• **Exercise aim**: Write out each line exactly as given. Leave the pictures out of your copy.

• **Given material**:
***

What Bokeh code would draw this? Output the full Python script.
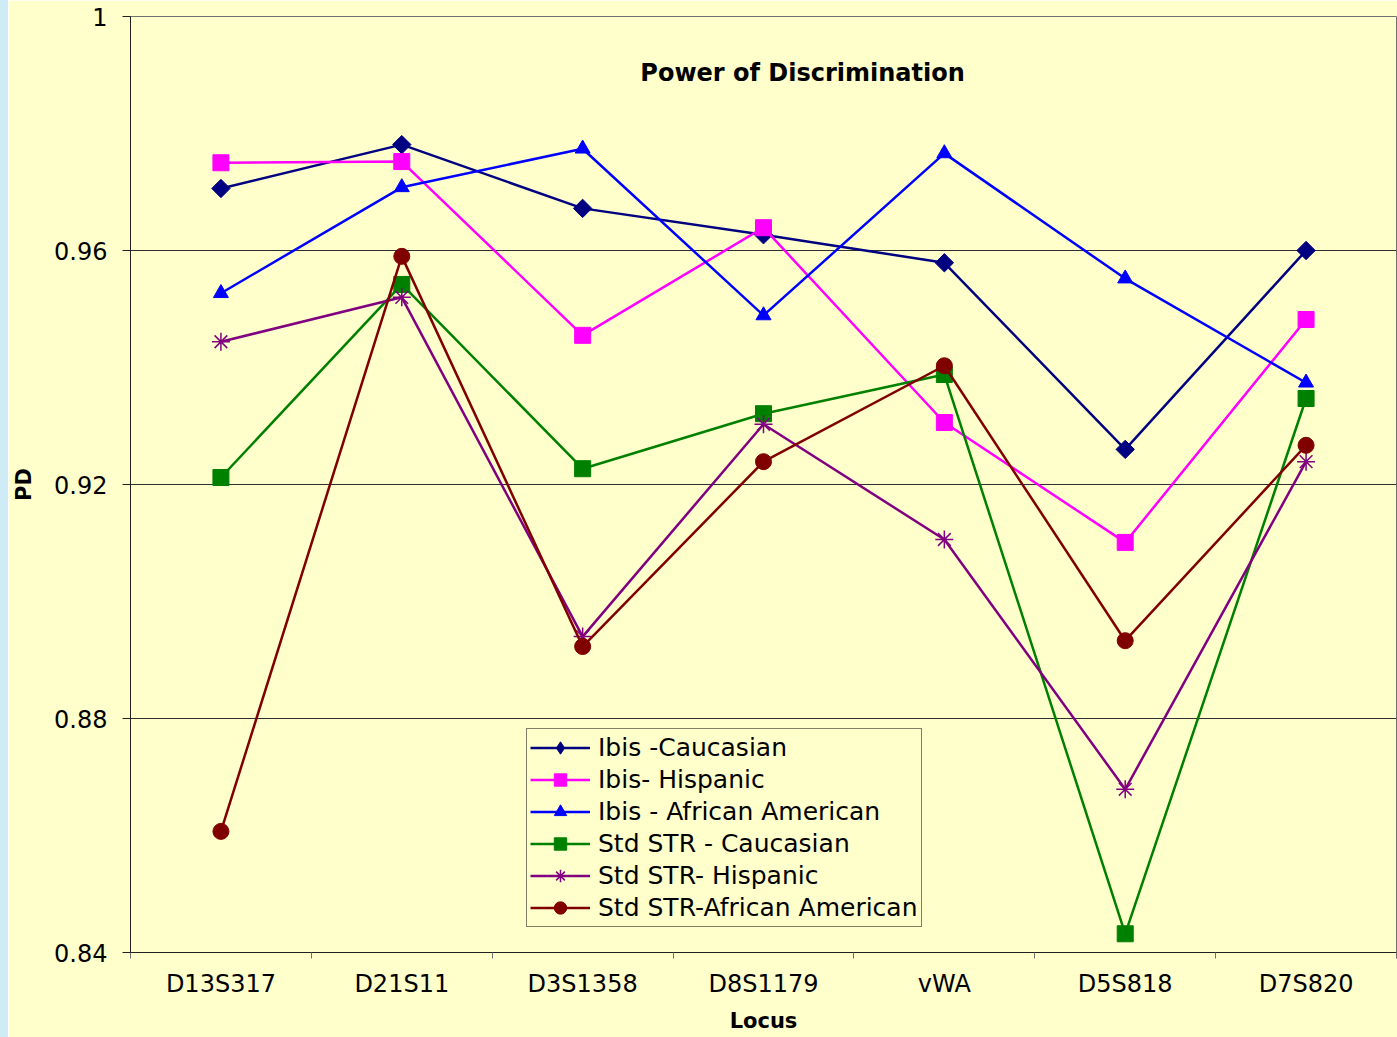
import math
from bokeh.plotting import figure
from bokeh.layouts import row
from bokeh.models import (FixedTicker, CustomJSTickFormatter, Label, Range1d, Div,
                          Legend, LegendItem)
from bokeh.embed import file_html
from bokeh.resources import INLINE

# ---- data ----
loci = ["D13S317", "D21S11", "D3S1358", "D8S1179", "vWA", "D5S818", "D7S820"]
ibis_caucasian = [0.9706, 0.9781, 0.9672, 0.9627, 0.9579, 0.9260, 0.9600]
ibis_hispanic = [0.9750, 0.9752, 0.9455, 0.9639, 0.9306, 0.9101, 0.9482]
ibis_african_american = [0.9527, 0.9708, 0.9774, 0.9489, 0.9766, 0.9552, 0.9374]
std_caucasian = [0.9212, 0.9542, 0.9227, 0.9321, 0.9388, 0.8432, 0.9347]
std_hispanic = [0.9444, 0.9520, 0.8940, 0.9303, 0.9106, 0.8679, 0.9239]
std_african_american = [0.8607, 0.9590, 0.8923, 0.9239, 0.9403, 0.8933, 0.9267]
series_names = ["Ibis -Caucasian", "Ibis- Hispanic", "Ibis - African American",
                "Std STR - Caucasian", "Std STR- Hispanic", "Std STR-African American"]
y_ticks = [0.84, 0.88, 0.92, 0.96, 1.0]

series_values = [ibis_caucasian, ibis_hispanic, ibis_african_american,
                 std_caucasian, std_hispanic, std_african_american]
colors = ["#000080", "#FF00FF", "#0000FF", "#008000", "#800080", "#800000"]
markers = ["square", "square", "triangle", "square", "asterisk", "circle"]
angles = [math.pi / 4, 0, 0, 0, 0, 0]
sizes = [13, 16, 15, 16, 18, 16]

BG = "#FFFFCC"
FONT = "DejaVu Sans"

p = figure(width=1389, height=1037, output_backend="svg", toolbar_location=None,
           x_range=Range1d(0, len(loci)), y_range=Range1d(y_ticks[0], y_ticks[-1]),
           min_border_left=122, min_border_right=1, min_border_top=16, min_border_bottom=85,
           background_fill_color=BG, border_fill_color=BG,
           outline_line_color="#707070", outline_line_width=1)

xs = [i + 0.5 for i in range(len(loci))]
items = []
for name, vals, color, marker, size, ang in zip(series_names, series_values, colors,
                                                markers, sizes, angles):
    lr = p.line(xs, vals, line_color=color, line_width=2.5)
    sr = p.scatter(xs, vals, marker=marker, size=size, angle=ang, fill_color=color,
                   line_color=color, line_width=1.5 if marker == "asterisk" else 1)
    if ang != 0:
        # legend-only diamond symbol (rotation is not shown in legends)
        sr = p.scatter([float("nan")], [float("nan")], marker="diamond", size=19,
                       fill_color=color, line_color=color)
    items.append(LegendItem(label=name, renderers=[lr, sr]))

# y axis
yt = FixedTicker(ticks=y_ticks)
p.yaxis.ticker = yt
p.yaxis.formatter = CustomJSTickFormatter(code="return tick > 0.999 ? '1' : tick.toFixed(2);")
p.yaxis.major_tick_out = 8
p.yaxis.major_tick_in = 0
p.yaxis.minor_tick_out = 0
p.yaxis.minor_tick_in = 0
p.yaxis.major_label_standoff = 15
p.yaxis.axis_label = "PD"
p.yaxis.axis_label_standoff = 15
p.ygrid.ticker = yt
p.ygrid.grid_line_color = "#303030"
p.ygrid.grid_line_width = 1
p.xgrid.visible = False

# x axis
p.xaxis.ticker = FixedTicker(ticks=xs, minor_ticks=list(range(len(loci) + 1)))
p.xaxis.formatter = CustomJSTickFormatter(args=dict(names=loci),
                                          code="return names[Math.floor(tick)];")
p.xaxis.major_tick_out = 0
p.xaxis.major_tick_in = 0
p.xaxis.minor_tick_out = 6
p.xaxis.minor_tick_in = 0
p.xaxis.minor_tick_line_color = "#707070"
p.xaxis.major_label_standoff = 11
p.xaxis.axis_label = "Locus"
p.xaxis.axis_label_standoff = 8

for ax in (p.xaxis[0], p.yaxis[0]):
    ax.axis_line_color = "#202020"
    ax.axis_line_width = 1
    ax.major_tick_line_color = "#202020"
    ax.major_label_text_font = FONT
    ax.major_label_text_font_size = "24px"
    ax.major_label_text_color = "#000000"
    ax.axis_label_text_font = FONT
    ax.axis_label_text_font_style = "bold"
    ax.axis_label_text_font_size = "21px"
    ax.axis_label_text_color = "#000000"

# title inside the plot
p.add_layout(Label(x=3.716, y=0.9903, text="Power of Discrimination",
                   text_align="center", text_baseline="middle",
                   text_font=FONT, text_font_style="bold", text_font_size="24px",
                   text_color="#000000"))

# legend
lg = Legend(items=items, location=(396, 25))
lg.border_line_color = "#000000"
lg.border_line_width = 1
lg.background_fill_color = BG
lg.background_fill_alpha = 1.0
lg.label_text_font = FONT
lg.label_text_font_size = "25px"
lg.label_text_color = "#000000"
lg.glyph_width = 60
lg.glyph_height = 31
lg.label_height = 31
lg.label_standoff = 8
lg.spacing = 1
lg.padding = 3
lg.margin = 0
p.add_layout(lg, "center")

strip = Div(width=8, height=1037, margin=0, styles={"background-color": "#CFEBF6"})
layout = row(strip, p, spacing=0)

open("out.html", "w").write(file_html(layout, INLINE))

***

• **Problem solution**:
What Bokeh code would draw this? Output the full Python script.
import math
from bokeh.plotting import figure
from bokeh.layouts import row
from bokeh.models import (FixedTicker, CustomJSTickFormatter, Label, Range1d, Div,
                          Legend, LegendItem)
from bokeh.embed import file_html
from bokeh.resources import INLINE

# ---- data ----
loci = ["D13S317", "D21S11", "D3S1358", "D8S1179", "vWA", "D5S818", "D7S820"]
ibis_caucasian = [0.9706, 0.9781, 0.9672, 0.9627, 0.9579, 0.9260, 0.9600]
ibis_hispanic = [0.9750, 0.9752, 0.9455, 0.9639, 0.9306, 0.9101, 0.9482]
ibis_african_american = [0.9527, 0.9708, 0.9774, 0.9489, 0.9766, 0.9552, 0.9374]
std_caucasian = [0.9212, 0.9542, 0.9227, 0.9321, 0.9388, 0.8432, 0.9347]
std_hispanic = [0.9444, 0.9520, 0.8940, 0.9303, 0.9106, 0.8679, 0.9239]
std_african_american = [0.8607, 0.9590, 0.8923, 0.9239, 0.9403, 0.8933, 0.9267]
series_names = ["Ibis -Caucasian", "Ibis- Hispanic", "Ibis - African American",
                "Std STR - Caucasian", "Std STR- Hispanic", "Std STR-African American"]
y_ticks = [0.84, 0.88, 0.92, 0.96, 1.0]

series_values = [ibis_caucasian, ibis_hispanic, ibis_african_american,
                 std_caucasian, std_hispanic, std_african_american]
colors = ["#000080", "#FF00FF", "#0000FF", "#008000", "#800080", "#800000"]
markers = ["square", "square", "triangle", "square", "asterisk", "circle"]
angles = [math.pi / 4, 0, 0, 0, 0, 0]
sizes = [13, 16, 15, 16, 18, 16]

BG = "#FFFFCC"
FONT = "DejaVu Sans"

p = figure(width=1389, height=1037, output_backend="svg", toolbar_location=None,
           x_range=Range1d(0, len(loci)), y_range=Range1d(y_ticks[0], y_ticks[-1]),
           min_border_left=122, min_border_right=1, min_border_top=16, min_border_bottom=85,
           background_fill_color=BG, border_fill_color=BG,
           outline_line_color="#707070", outline_line_width=1)

xs = [i + 0.5 for i in range(len(loci))]
items = []
for name, vals, color, marker, size, ang in zip(series_names, series_values, colors,
                                                markers, sizes, angles):
    lr = p.line(xs, vals, line_color=color, line_width=2.5)
    sr = p.scatter(xs, vals, marker=marker, size=size, angle=ang, fill_color=color,
                   line_color=color, line_width=1.5 if marker == "asterisk" else 1)
    if ang != 0:
        # legend-only diamond symbol (rotation is not shown in legends)
        sr = p.scatter([float("nan")], [float("nan")], marker="diamond", size=19,
                       fill_color=color, line_color=color)
    items.append(LegendItem(label=name, renderers=[lr, sr]))

# y axis
yt = FixedTicker(ticks=y_ticks)
p.yaxis.ticker = yt
p.yaxis.formatter = CustomJSTickFormatter(code="return tick > 0.999 ? '1' : tick.toFixed(2);")
p.yaxis.major_tick_out = 8
p.yaxis.major_tick_in = 0
p.yaxis.minor_tick_out = 0
p.yaxis.minor_tick_in = 0
p.yaxis.major_label_standoff = 15
p.yaxis.axis_label = "PD"
p.yaxis.axis_label_standoff = 15
p.ygrid.ticker = yt
p.ygrid.grid_line_color = "#303030"
p.ygrid.grid_line_width = 1
p.xgrid.visible = False

# x axis
p.xaxis.ticker = FixedTicker(ticks=xs, minor_ticks=list(range(len(loci) + 1)))
p.xaxis.formatter = CustomJSTickFormatter(args=dict(names=loci),
                                          code="return names[Math.floor(tick)];")
p.xaxis.major_tick_out = 0
p.xaxis.major_tick_in = 0
p.xaxis.minor_tick_out = 6
p.xaxis.minor_tick_in = 0
p.xaxis.minor_tick_line_color = "#707070"
p.xaxis.major_label_standoff = 11
p.xaxis.axis_label = "Locus"
p.xaxis.axis_label_standoff = 8

for ax in (p.xaxis[0], p.yaxis[0]):
    ax.axis_line_color = "#202020"
    ax.axis_line_width = 1
    ax.major_tick_line_color = "#202020"
    ax.major_label_text_font = FONT
    ax.major_label_text_font_size = "24px"
    ax.major_label_text_color = "#000000"
    ax.axis_label_text_font = FONT
    ax.axis_label_text_font_style = "bold"
    ax.axis_label_text_font_size = "21px"
    ax.axis_label_text_color = "#000000"

# title inside the plot
p.add_layout(Label(x=3.716, y=0.9903, text="Power of Discrimination",
                   text_align="center", text_baseline="middle",
                   text_font=FONT, text_font_style="bold", text_font_size="24px",
                   text_color="#000000"))

# legend
lg = Legend(items=items, location=(396, 25))
lg.border_line_color = "#000000"
lg.border_line_width = 1
lg.background_fill_color = BG
lg.background_fill_alpha = 1.0
lg.label_text_font = FONT
lg.label_text_font_size = "25px"
lg.label_text_color = "#000000"
lg.glyph_width = 60
lg.glyph_height = 31
lg.label_height = 31
lg.label_standoff = 8
lg.spacing = 1
lg.padding = 3
lg.margin = 0
p.add_layout(lg, "center")

strip = Div(width=8, height=1037, margin=0, styles={"background-color": "#CFEBF6"})
layout = row(strip, p, spacing=0)

open("out.html", "w").write(file_html(layout, INLINE))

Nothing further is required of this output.